Looking for a unique name with some historical cachet? The Dictionary of Medieval Names from European Sources is the place to go. It is a hefty work of scholarship that “aims to contain all given (fore, Christian) names recorded in European sources written between 500 and 1600, less the names of historical/non-contemporary people and names occurring only in fictional literature or poetry.”

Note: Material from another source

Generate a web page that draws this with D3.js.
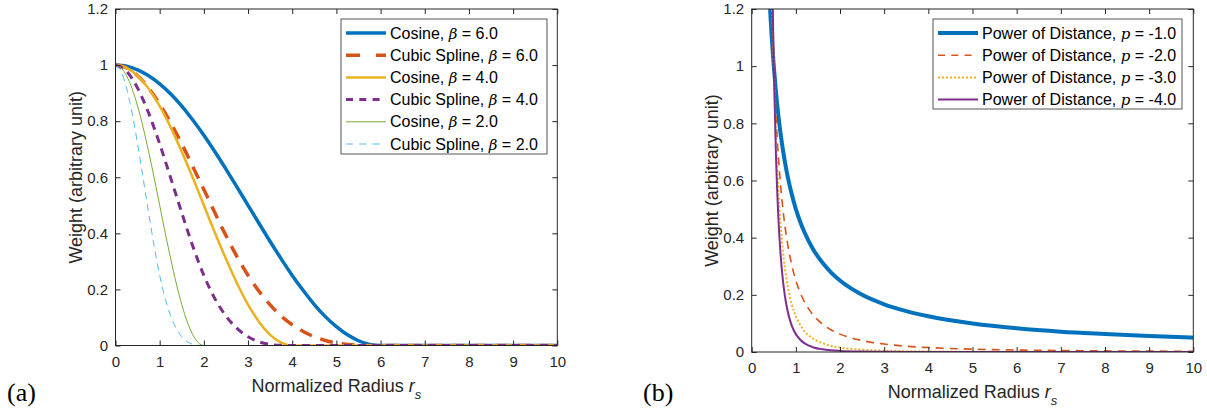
<!DOCTYPE html>
<html><head><meta charset="utf-8">
<script src="https://cdn.jsdelivr.net/npm/d3@7"></script>
<style>
body{margin:0;background:#fff;}
svg{display:block;font-family:"Liberation Sans",Arial,sans-serif;}
</style></head>
<body><svg id="chart" width="1207" height="414"></svg>
<script>
// ---------- DATA ----------
const xTicks = [0,1,2,3,4,5,6,7,8,9,10];
const yTicks = [0,0.2,0.4,0.6,0.8,1,1.2];
const yTickLabels = ["0","0.2","0.4","0.6","0.8","1","1.2"];

// Panel (a)
const rBeta6 = [0,0.25,0.5,0.75,1,1.25,1.5,1.75,2,2.25,2.5,2.75,3,3.25,3.5,3.75,4,4.25,4.5,4.75,5,5.25,5.5,5.75,6,10];
const cosine6 = [1,0.996,0.983,0.962,0.933,0.897,0.854,0.804,0.75,0.691,0.629,0.565,0.5,0.435,0.371,0.309,0.25,0.196,0.146,0.103,0.067,0.038,0.017,0.004,0,0];
const spline6 = [1,0.990,0.962,0.918,0.861,0.794,0.719,0.638,0.556,0.473,0.392,0.317,0.25,0.193,0.145,0.105,0.074,0.050,0.031,0.018,0.009,0.004,0.001,0.0001,0,0];
const rBeta4 = [0,0.25,0.5,0.75,1,1.25,1.5,1.75,2,2.25,2.5,2.75,3,3.25,3.5,3.75,4,10];
const cosine4 = [1,0.990,0.962,0.916,0.854,0.778,0.691,0.598,0.5,0.402,0.309,0.222,0.146,0.084,0.038,0.010,0,0];
const spline4 = [1,0.978,0.918,0.829,0.719,0.597,0.473,0.354,0.25,0.167,0.105,0.061,0.031,0.013,0.004,0.0005,0,0];
const rBeta2 = [0,0.125,0.25,0.375,0.5,0.625,0.75,0.875,1,1.125,1.25,1.375,1.5,1.625,1.75,1.875,2,10];
const cosine2 = [1,0.990,0.962,0.916,0.854,0.778,0.691,0.598,0.5,0.402,0.309,0.222,0.146,0.084,0.038,0.010,0,0];
const spline2 = [1,0.978,0.918,0.829,0.719,0.597,0.473,0.354,0.25,0.167,0.105,0.061,0.031,0.013,0.004,0.0005,0,0];
const seriesANames = ["Cosine, |β| = 6.0","Cubic Spline, |β| = 6.0","Cosine, |β| = 4.0","Cubic Spline, |β| = 4.0","Cosine, |β| = 2.0","Cubic Spline, |β| = 2.0"];

// Panel (b)
const rPow = [0.4,0.425,0.45,0.475,0.5,0.55,0.6,0.65,0.7,0.75,0.8,0.9,1.0,1.1,1.2,1.4,1.6,1.8,2,2.5,3,3.5,4,5,6,7,8,9,10];
const powM1 = [1.25,1.176,1.111,1.053,1,0.909,0.833,0.769,0.714,0.667,0.625,0.556,0.5,0.455,0.417,0.357,0.313,0.278,0.25,0.2,0.167,0.143,0.125,0.1,0.083,0.071,0.063,0.056,0.05];
const powM2 = [1.5625,1.384,1.235,1.108,1,0.826,0.694,0.592,0.510,0.444,0.391,0.309,0.25,0.207,0.174,0.128,0.098,0.077,0.0625,0.04,0.028,0.020,0.0156,0.01,0.0069,0.0051,0.0039,0.0031,0.0025];
const powM3 = [1.953,1.628,1.372,1.166,1,0.751,0.579,0.455,0.364,0.296,0.244,0.171,0.125,0.094,0.072,0.046,0.031,0.021,0.0156,0.008,0.0046,0.0029,0.002,0.001,0.0006,0.0004,0.0002,0.0002,0.0001];
const powM4 = [2.441,1.916,1.524,1.228,1,0.683,0.482,0.350,0.260,0.198,0.153,0.095,0.0625,0.043,0.030,0.016,0.0095,0.006,0.0039,0.0016,0.0008,0.0004,0.0002,0.0001,0,0,0,0,0];
const seriesBNames = ["Power of Distance, |p| = -1.0","Power of Distance, |p| = -2.0","Power of Distance, |p| = -3.0","Power of Distance, |p| = -4.0"];

// ---------- STYLES ----------
const stylesA = [
  {color:"#0072BD", w:3.5, dash:null},
  {color:"#D95319", w:3.5, dash:"13,9", legDash:"14,16"},
  {color:"#EDB120", w:2.5, dash:null},
  {color:"#7E2F8E", w:3, dash:"8,6", legDash:"7,6.3"},
  {color:"#77AC30", w:1, dash:null},
  {color:"#4DBEEE", w:1, dash:"7,5", legDash:"7,6.3"}
];
const stylesB = [
  {color:"#0072BD", w:4, dash:null},
  {color:"#D95319", w:1.6, dash:"8,6", legDash:"7,6.3"},
  {color:"#EDB120", w:2, dash:"2,2", legDash:"2,2"},
  {color:"#7E2F8E", w:2, dash:null}
];

const svg = d3.select("#chart");
const axisColor = "#262626";

function panel(id, L, R, T, B, series, styles, names, legend, tag, tagX) {
  const x = d3.scaleLinear().domain([0,10]).range([L,R]);
  const y = d3.scaleLinear().domain([0,1.2]).range([B,T]);
  const g = svg.append("g");
  g.append("clipPath").attr("id","clip"+id).append("rect")
    .attr("x",L).attr("y",T).attr("width",R-L).attr("height",B-T);

  const line = d3.line().x(d=>x(d[0])).y(d=>y(d[1])).curve(d3.curveMonotoneX);
  const lg = g.append("g").attr("clip-path","url(#clip"+id+")");
  series.forEach((s,i)=>{
    const st = styles[i];
    lg.append("path").datum(s.r.map((r,k)=>[r,s.v[k]]))
      .attr("d",line).attr("fill","none")
      .attr("stroke",st.color).attr("stroke-width",st.w)
      .attr("stroke-dasharray",st.dash).attr("stroke-linejoin","round");
  });

  // axes (ticks inside, MATLAB-like box)
  const ax = (sel)=>{sel.select(".domain").remove(); sel.selectAll("line").attr("stroke",axisColor); sel.selectAll("text").attr("fill",axisColor).style("font-size","15px").style("font-family","'Liberation Sans',Arial,sans-serif");};
  g.append("g").attr("transform",`translate(0,${B})`)
    .call(d3.axisBottom(x).tickValues(xTicks).tickFormat(d3.format("d")).tickSize(-5).tickPadding(10.5)).call(ax);
  g.append("g").attr("transform",`translate(0,${T})`)
    .call(d3.axisTop(x).tickValues(xTicks).tickFormat("").tickSize(-5)).call(ax);
  g.append("g").attr("transform",`translate(${L},0)`)
    .call(d3.axisLeft(y).tickValues(yTicks).tickFormat((d,i)=>yTickLabels[i]).tickSize(-5).tickPadding(7.5)).call(ax);
  g.append("g").attr("transform",`translate(${R},0)`)
    .call(d3.axisRight(y).tickValues(yTicks).tickFormat("").tickSize(-5)).call(ax);
  g.append("rect").attr("x",L).attr("y",T).attr("width",R-L).attr("height",B-T)
    .attr("fill","none").attr("stroke",axisColor).attr("stroke-width",1);

  // axis labels
  const xl = g.append("text").attr("x",(L+R)/2).attr("y",B+46).attr("text-anchor","middle")
    .attr("fill",axisColor).style("font-size","18px");
  xl.append("tspan").text("Normalized Radius ");
  xl.append("tspan").text("r").style("font-style","italic");
  xl.append("tspan").text("s").style("font-style","italic").style("font-size","13px").attr("dy",7);
  g.append("text").attr("transform",`translate(${L-34},${(T+B)/2}) rotate(-90)`)
    .attr("text-anchor","middle").attr("fill",axisColor).style("font-size","18px")
    .text("Weight (arbitrary unit)");

  // panel tag
  svg.append("text").attr("x",tagX).attr("y",401).text(tag)
    .style("font-family","'Liberation Serif','Times New Roman',serif").style("font-size","26px").attr("fill","#000");

  // legend
  const lgG = g.append("g");
  lgG.append("rect").attr("x",legend.x).attr("y",legend.y).attr("width",legend.w).attr("height",legend.h)
    .attr("fill","#fff").attr("stroke","#555").attr("stroke-width",1);
  names.forEach((n,i)=>{
    const cy = legend.y + 14 + i*22.2;
    const st = styles[i];
    lgG.append("line").attr("x1",legend.x+5).attr("x2",legend.x+45).attr("y1",cy).attr("y2",cy)
      .attr("stroke",st.color).attr("stroke-width",st.w).attr("stroke-dasharray",st.legDash||st.dash);
    const t = lgG.append("text").attr("x",legend.x+49).attr("y",cy).attr("dy","0.35em")
      .attr("fill","#000").style("font-size","16px");
    const parts = n.split("|");
    t.append("tspan").text(parts[0]);
    t.append("tspan").text(parts[1]).style("font-style","italic").style("font-family","'DejaVu Serif','Liberation Serif',serif").style("font-size","15px");
    t.append("tspan").text(parts[2]);
  });
}

panel("A",115.5,557.3,9,345.5,
  [{r:rBeta6,v:cosine6},{r:rBeta6,v:spline6},{r:rBeta4,v:cosine4},{r:rBeta4,v:spline4},{r:rBeta2,v:cosine2},{r:rBeta2,v:spline2}],
  stylesA, seriesANames, {x:341,y:19,w:206,h:135}, "(a)", 7);

panel("B",751.7,1193.3,9,352,
  [{r:rPow,v:powM1},{r:rPow,v:powM2},{r:rPow,v:powM3},{r:rPow,v:powM4}],
  stylesB, seriesBNames, {x:933,y:19,w:249,h:90}, "(b)", 643);
</script></body></html>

The dictionary so far has over 1000 names, documented with citations and etymologies. They are constantly adding to the collection, planned in two phases, first looking at Western Europe and Hungary and then Eastern Europe. They also maintain an active blog with interesting facts about medieval naming practices and a “Mystery Monday” feature, covering documented names that have uncertain etymologies.

Here are 23 medieval names that would make great hipster baby names today.

1. Osgyth

This name of a 7th century Northumbrian saint comes from the Old English for “war god.”

2. Cherubina

This variant on the word cherub showed up as a name in Rome in 1527.

3. Aylward

There were spelling variations on this one, including Eilwardus, Aloardus, and Æðeluuard, but this one probably works best for the Kindergartener learning to write.

4. Hainfroy

Related to the Old German words for "enclosure of peace," this one showed up in France in 1388.

5. Brihtstan

From the Old English for "bright stone," this one can be pronounced sort of like Brixton (which has a different etymology).

6. Dewnes

The origin of this name is obscure, but it was also sometimes spelled Dunes.

7. Zoete

An adorable choice, from the Middle Dutch word for "sweet."

8. Everbern

For your dangerously cuddly cub, ever goes back to the Old High German for "boar," and bern goes back to the word for "bear."

9. Frost

It’s a solid English word, why not also a name? Someone had the same thought in 1420.

10. Ysoria

The etymology is uncertain, “but perhaps related to Latin Isaura, an ethic byname derived from the region of Isauria in Asia Minor.”

11. Hilpwin

Goes back to a Germanic term for "help friend."

12. Galicius

This delicious choice is from the Latin name for the Celtic tribe who lived in Galicia in Spain.

13. Idony

Name your daughter for Iðunn, the Old Icelandic name of a goddess associated with apples and youth.

14. Roenwallon

Found in France in the 9th century, this is a combination of the Old Breton words for "royal" (roen) and "valorous" (uuallon).

15. Joceran

It sounds cute, but it can also be traced back to something like "goth raven."

16. Magner 

Feel like Magnus is too common? Go for Magner, which can be traced back to the Old High German for "mighty army."

17. Alleaume

This name of a 10th century French saint means "noble helmet."

18. Willulf

Also good is the 9th century Latin version of this name: Willulphus.

19. Landwin

This name going back to "land friend" was popular in early medieval France.

20. Queniva

Formed from the Old English cwen and gifu, Queniva is a "Queen gift." It's also spelled Kueneva or Kweneve.

21. Rustic

Take little Rustic to the farmer’s market with you, just like they did in the 12th century.

22. Snorri

Snorri may sound like a sleepy choice, but it’s actually from an Icelandic word for "smart, sharp-witted person."

23. Unica

There is no one like your baby, says this name, from the Latin for "unique, sole, singular." It was recorded as a name in England in 1552.